E l12 1+ 2+ 0 3 0 3 *
It's not a dovetail overlap situation, but it's a partial (general) overlap correctly described
by a generic edge line. The GFA1 specification couldn't describe this situation.
So, I've read again the specification and I have changed the assumption for a dovetail overlap in GFA2 edges. The statement:" For example a GFA edge which encodes what is called a dovetail overlap (because two ends overlap) is a GFA2 edge where either beg1 = 0 or end1 = x$ and either beg2 = 0 or end2 = y$."
Is incorrect to me, since could lead to the situation described in this issue post.

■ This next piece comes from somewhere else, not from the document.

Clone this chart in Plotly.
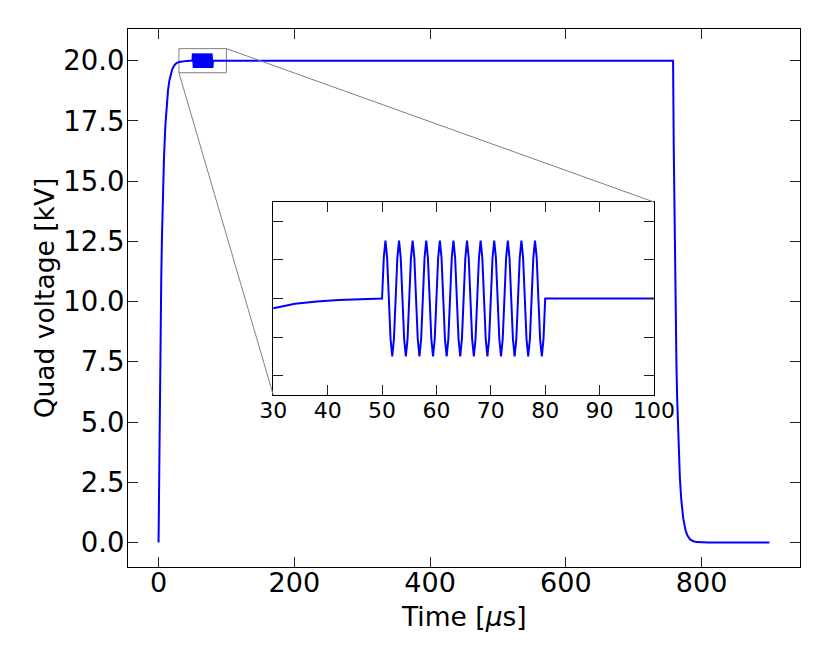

The interpretation I have used is: "An Edge encodes a dovetail overlap if beg1 = 0 and end2 = y$ (so the end of the second segment overlaps with the begin of the first one) or end1 = x$ and beg2 = 0 (this is the normal Link case)." So, after this preamble, I have to check which of the two segments is the "from_segment" (regarding the dovetail overlap) and apply the sign rules as Link describes.
The code for this is the following (after checking that the edge is a dovetail overlap):
def _set_segments_end_link(self):
if self.from_orn == "+":
self._from_segment_end = "R"
else:
self._from_segment_end = "L"
if self.to_orn == "+":
self._to_segment_end = "L"
else:
self._to_segment_end = "R"
def _set_segments_end_edge(self):
beg1, end1 = self.from_positions
beg2, end2 = self.to_positions
# the dovetail is from the end of from_node to
# the beginning of to_node, just like a GFA1 Link
if beg2 == "0":
self._set_segments_end_link()
else: # dovetail between end of to_node and begin of from_node
if self.from_orn == "+":
self._from_segment_end = "L"
else:
self._from_segment_end = "R"
if self.to_orn == "+":
self._to_segment_end = "R"
else:
self._to_segment_end = "L"
The recognition of dovetail overlaps in GFA2 edges has been done has follow, considering the positions of the two sequences (beg1, end1, beg2 and end2 respectively) the edge represents a dovetail overlap if: beg1=0 or end1=x$ and beg2=0 or end2=y$. If this is true then extremes taken into account are computed as the one described in GFA1, if segment1 is + then from_segment_end is R otherwise is L. If segment2 is + then to_segment_end is L otherwise R.
This is not correct in GFA2 since a dovetail overlap could be, erroneously, such this one:
E l12 1+ 2+ 0 3 0 3 *
So this situations must be solved in a different way then the one used by GFA1.